As a workaround, this approach can be applied iteratively: launch profiling session, analyze results, reduce scope of profiled code, launch another session, etc. But:
- This takes human time and human attention, which is more valuable than computer time. Were's my time saving?
- What if I understand the need to change profiled code scope, but cannot re-launch the profiling session? E.g. there's a problem which is very hard to (or unknown how to) reproduce.

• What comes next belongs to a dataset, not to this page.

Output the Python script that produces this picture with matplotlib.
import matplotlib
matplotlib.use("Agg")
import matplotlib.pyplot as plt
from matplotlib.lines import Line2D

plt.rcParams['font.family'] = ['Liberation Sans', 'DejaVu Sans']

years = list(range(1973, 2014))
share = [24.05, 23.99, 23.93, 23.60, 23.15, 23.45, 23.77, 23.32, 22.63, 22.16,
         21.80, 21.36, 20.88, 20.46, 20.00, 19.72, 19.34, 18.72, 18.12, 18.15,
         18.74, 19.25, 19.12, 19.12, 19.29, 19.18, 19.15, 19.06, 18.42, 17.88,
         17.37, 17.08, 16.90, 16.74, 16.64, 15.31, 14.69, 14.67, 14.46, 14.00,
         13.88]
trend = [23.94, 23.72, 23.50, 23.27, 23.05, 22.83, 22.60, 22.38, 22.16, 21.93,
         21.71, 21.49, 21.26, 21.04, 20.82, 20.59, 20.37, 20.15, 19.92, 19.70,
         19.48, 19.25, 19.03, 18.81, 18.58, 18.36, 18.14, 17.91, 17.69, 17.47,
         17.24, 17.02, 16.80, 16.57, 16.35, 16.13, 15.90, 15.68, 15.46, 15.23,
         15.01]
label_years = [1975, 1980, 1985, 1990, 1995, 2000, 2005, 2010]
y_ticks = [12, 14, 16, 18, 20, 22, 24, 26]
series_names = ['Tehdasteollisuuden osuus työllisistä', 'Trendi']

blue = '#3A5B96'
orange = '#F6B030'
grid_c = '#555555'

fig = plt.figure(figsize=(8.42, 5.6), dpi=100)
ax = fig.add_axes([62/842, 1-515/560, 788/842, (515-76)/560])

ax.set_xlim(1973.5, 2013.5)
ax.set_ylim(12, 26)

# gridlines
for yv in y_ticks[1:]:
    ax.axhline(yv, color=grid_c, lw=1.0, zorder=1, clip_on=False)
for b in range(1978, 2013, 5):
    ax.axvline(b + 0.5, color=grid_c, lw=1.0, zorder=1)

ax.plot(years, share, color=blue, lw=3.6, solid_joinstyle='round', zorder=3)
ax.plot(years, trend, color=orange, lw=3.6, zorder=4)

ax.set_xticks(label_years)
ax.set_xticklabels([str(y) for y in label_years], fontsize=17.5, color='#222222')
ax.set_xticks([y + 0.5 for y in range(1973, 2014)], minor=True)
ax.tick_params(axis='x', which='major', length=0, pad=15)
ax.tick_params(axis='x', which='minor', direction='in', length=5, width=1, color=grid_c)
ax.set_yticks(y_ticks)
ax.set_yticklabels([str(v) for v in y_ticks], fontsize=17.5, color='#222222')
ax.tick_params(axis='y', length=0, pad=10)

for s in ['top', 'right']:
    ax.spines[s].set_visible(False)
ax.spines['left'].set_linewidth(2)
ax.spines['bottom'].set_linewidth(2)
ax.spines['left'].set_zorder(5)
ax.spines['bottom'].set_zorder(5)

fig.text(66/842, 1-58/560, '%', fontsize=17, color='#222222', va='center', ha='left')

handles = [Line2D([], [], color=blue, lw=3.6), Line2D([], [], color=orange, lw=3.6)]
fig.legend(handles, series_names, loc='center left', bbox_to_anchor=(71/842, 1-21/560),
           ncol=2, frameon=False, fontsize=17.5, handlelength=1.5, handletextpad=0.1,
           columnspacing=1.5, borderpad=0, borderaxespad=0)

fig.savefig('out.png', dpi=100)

In YourKit Java Profiler, we decided to use the alternative approach: in two words, no filtering in runtime. And I bet it does save time:
- Profiling scope is reduced by reducing time periods of heavily intrusive profiling:
- in most cases, heavily intrusive profiling modes, such as allocation recording and CPU tracing, are not used at all; allocation recording is optional for memory profiling; sampling as a CPU profiling method gives good results in most cases, having very small overhead
- one can turn on the heavily intrusive profiling modes when needed only, and for limited periods of time
- Human needs to think less, and that's good. Snapshots contain all the data, and filters are only a UI option. You always can change your mind without re-launching measuring sessions. A human has the right to make a mistake and to change his mind, and that's good.